Please transcribe the listing below in full and word for word, without its pictures.

§ Collected data
== == ==

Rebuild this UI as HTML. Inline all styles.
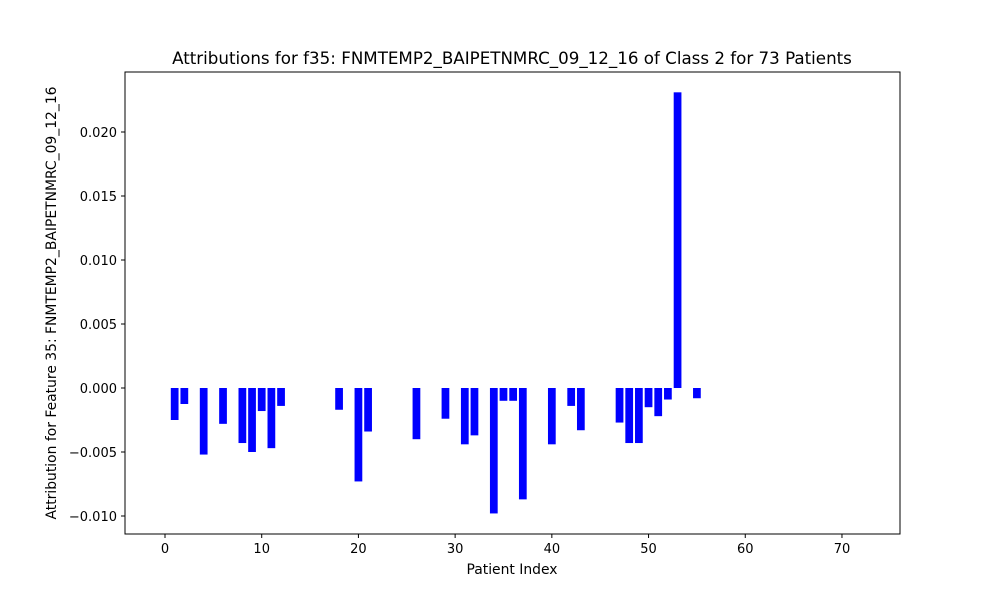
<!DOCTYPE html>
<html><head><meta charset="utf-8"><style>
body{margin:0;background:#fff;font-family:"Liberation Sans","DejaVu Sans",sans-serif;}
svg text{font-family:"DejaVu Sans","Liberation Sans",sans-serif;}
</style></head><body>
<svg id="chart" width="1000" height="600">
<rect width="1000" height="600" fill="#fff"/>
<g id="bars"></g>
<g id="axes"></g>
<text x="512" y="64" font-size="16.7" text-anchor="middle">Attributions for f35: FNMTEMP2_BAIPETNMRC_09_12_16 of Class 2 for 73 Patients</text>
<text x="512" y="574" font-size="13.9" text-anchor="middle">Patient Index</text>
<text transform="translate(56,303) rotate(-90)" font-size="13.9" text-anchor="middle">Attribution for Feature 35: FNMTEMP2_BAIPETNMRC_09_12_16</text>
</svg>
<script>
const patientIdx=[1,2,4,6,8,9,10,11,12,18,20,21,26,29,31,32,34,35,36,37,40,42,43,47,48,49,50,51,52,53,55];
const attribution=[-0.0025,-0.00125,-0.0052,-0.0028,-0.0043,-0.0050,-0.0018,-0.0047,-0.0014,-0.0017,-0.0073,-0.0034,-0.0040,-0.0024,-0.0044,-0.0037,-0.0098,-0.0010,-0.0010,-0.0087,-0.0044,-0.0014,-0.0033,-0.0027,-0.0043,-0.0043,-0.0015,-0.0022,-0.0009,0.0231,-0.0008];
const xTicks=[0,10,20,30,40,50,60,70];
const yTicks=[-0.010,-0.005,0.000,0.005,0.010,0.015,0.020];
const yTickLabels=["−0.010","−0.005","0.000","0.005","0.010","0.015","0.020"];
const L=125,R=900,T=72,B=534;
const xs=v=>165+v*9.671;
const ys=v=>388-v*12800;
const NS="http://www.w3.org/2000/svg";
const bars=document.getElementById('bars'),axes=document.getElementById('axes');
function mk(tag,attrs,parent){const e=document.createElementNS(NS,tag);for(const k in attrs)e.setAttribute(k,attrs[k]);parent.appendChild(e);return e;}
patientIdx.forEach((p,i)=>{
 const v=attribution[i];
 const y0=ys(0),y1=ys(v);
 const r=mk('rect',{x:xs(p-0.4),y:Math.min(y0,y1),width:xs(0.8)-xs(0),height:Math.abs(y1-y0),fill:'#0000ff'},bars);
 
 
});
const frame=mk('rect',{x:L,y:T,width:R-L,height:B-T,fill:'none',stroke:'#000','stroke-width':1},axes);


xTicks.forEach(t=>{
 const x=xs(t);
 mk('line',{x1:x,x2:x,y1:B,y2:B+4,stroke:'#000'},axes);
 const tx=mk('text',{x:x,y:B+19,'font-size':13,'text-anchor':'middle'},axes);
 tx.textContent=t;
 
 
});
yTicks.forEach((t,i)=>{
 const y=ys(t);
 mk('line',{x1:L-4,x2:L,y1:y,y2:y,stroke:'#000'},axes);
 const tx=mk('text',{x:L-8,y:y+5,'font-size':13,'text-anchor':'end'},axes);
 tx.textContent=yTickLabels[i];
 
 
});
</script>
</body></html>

== == ==

§ Task output
Rebuild this UI as HTML. Inline all styles.
<!DOCTYPE html>
<html><head><meta charset="utf-8"><style>
body{margin:0;background:#fff;font-family:"Liberation Sans","DejaVu Sans",sans-serif;}
svg text{font-family:"DejaVu Sans","Liberation Sans",sans-serif;}
</style></head><body>
<svg id="chart" width="1000" height="600">
<rect width="1000" height="600" fill="#fff"/>
<g id="bars"></g>
<g id="axes"></g>
<text x="512" y="64" font-size="16.7" text-anchor="middle">Attributions for f35: FNMTEMP2_BAIPETNMRC_09_12_16 of Class 2 for 73 Patients</text>
<text x="512" y="574" font-size="13.9" text-anchor="middle">Patient Index</text>
<text transform="translate(56,303) rotate(-90)" font-size="13.9" text-anchor="middle">Attribution for Feature 35: FNMTEMP2_BAIPETNMRC_09_12_16</text>
</svg>
<script>
const patientIdx=[1,2,4,6,8,9,10,11,12,18,20,21,26,29,31,32,34,35,36,37,40,42,43,47,48,49,50,51,52,53,55];
const attribution=[-0.0025,-0.00125,-0.0052,-0.0028,-0.0043,-0.0050,-0.0018,-0.0047,-0.0014,-0.0017,-0.0073,-0.0034,-0.0040,-0.0024,-0.0044,-0.0037,-0.0098,-0.0010,-0.0010,-0.0087,-0.0044,-0.0014,-0.0033,-0.0027,-0.0043,-0.0043,-0.0015,-0.0022,-0.0009,0.0231,-0.0008];
const xTicks=[0,10,20,30,40,50,60,70];
const yTicks=[-0.010,-0.005,0.000,0.005,0.010,0.015,0.020];
const yTickLabels=["−0.010","−0.005","0.000","0.005","0.010","0.015","0.020"];
const L=125,R=900,T=72,B=534;
const xs=v=>165+v*9.671;
const ys=v=>388-v*12800;
const NS="http://www.w3.org/2000/svg";
const bars=document.getElementById('bars'),axes=document.getElementById('axes');
function mk(tag,attrs,parent){const e=document.createElementNS(NS,tag);for(const k in attrs)e.setAttribute(k,attrs[k]);parent.appendChild(e);return e;}
patientIdx.forEach((p,i)=>{
 const v=attribution[i];
 const y0=ys(0),y1=ys(v);
 const r=mk('rect',{x:xs(p-0.4),y:Math.min(y0,y1),width:xs(0.8)-xs(0),height:Math.abs(y1-y0),fill:'#0000ff'},bars);
 
 
});
const frame=mk('rect',{x:L,y:T,width:R-L,height:B-T,fill:'none',stroke:'#000','stroke-width':1},axes);


xTicks.forEach(t=>{
 const x=xs(t);
 mk('line',{x1:x,x2:x,y1:B,y2:B+4,stroke:'#000'},axes);
 const tx=mk('text',{x:x,y:B+19,'font-size':13,'text-anchor':'middle'},axes);
 tx.textContent=t;
 
 
});
yTicks.forEach((t,i)=>{
 const y=ys(t);
 mk('line',{x1:L-4,x2:L,y1:y,y2:y,stroke:'#000'},axes);
 const tx=mk('text',{x:L-8,y:y+5,'font-size':13,'text-anchor':'end'},axes);
 tx.textContent=yTickLabels[i];
 
 
});
</script>
</body></html>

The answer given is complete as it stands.